The vast majority of seats in Michigan state government are up for election in November, 2010, and because of term limits, many of the candidates that prevail in the election will be newcomers to Lansing and its political process. Educating legislators on law enforcement issues has been an arduous task for POAM’s Legislative Director, Kenneth E. Grabowski and the staff at Michigan Legislative Consultants. It is our hope that the fresh blood that emerges from the process will pump new life into improving our state’s economic condition.
Director Grabowski has sent a questionnaire to every statewide candidate requesting their position on many subjects while offering relevant history and data on the topics. His response rate was encouraging and many of those answers are reflected in our endorsements highlighted in this issue.
As a public employee, notify your legislators (new or incumbent) about the local collective bargaining process and how insulted you were when state politicians proposed a 5% reduction in pay and a 20% premium on health care after already making many of those same concessions over the last couple of contracts. It is also time for Corrections Officers to mail a letter outlining the need for resolution of the economic impasses that occur while negotiating a contract for CO’s. Police officers must contact their legislators and insist that compulsory arbitration stays in place and any modifications to Act 312 be in line with the streamlined process that POAM recommended. Road deputies should keep their representatives in Lansing informed about secondary road patrol money not being pilfered to support non-essential functions of the State Police. And we must all be aware that funding the State Police Crime Lab and its other specialized investigatory services stay intact.

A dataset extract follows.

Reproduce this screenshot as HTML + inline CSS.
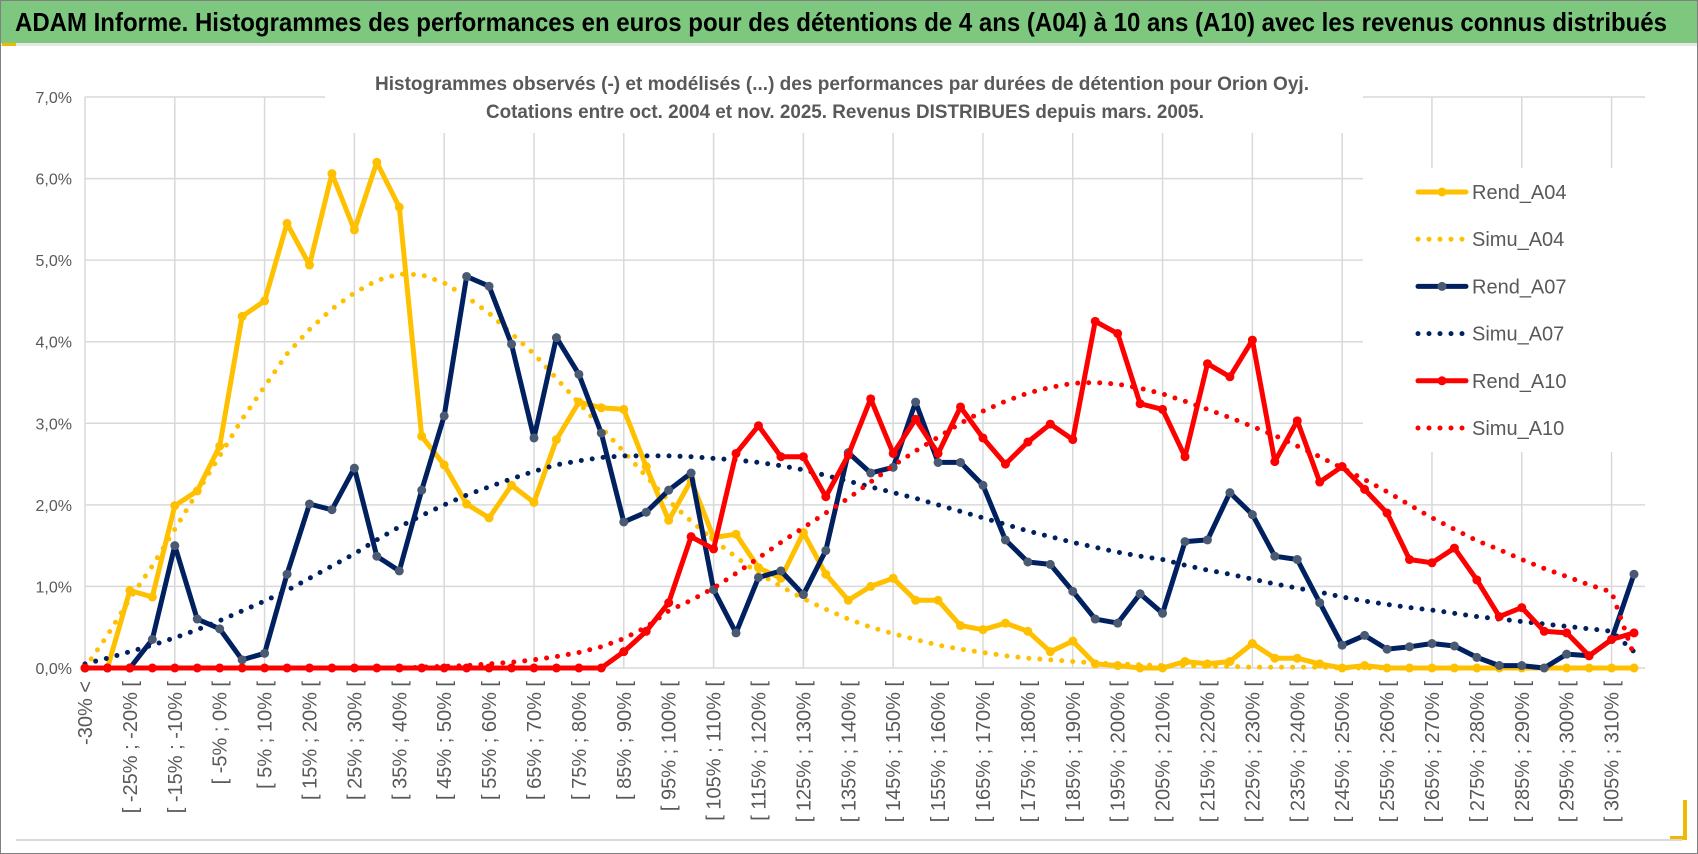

If you don’t act, the only information our legislators will be receiving is the propaganda from the Michigan Municipal League, the Michigan Townships Association, Michigan Association of Counties and other groups that want to erode the financial wellbeing of your family. POAM’s message resonates with legislators when followed up by actions taken by individual members. Many citizens entering the political arena had good intentions when they began their terms. Let’s make sure those good intentions don’t bow to political affiliations or along party lines, but rather to improving public safety in the state of Michigan.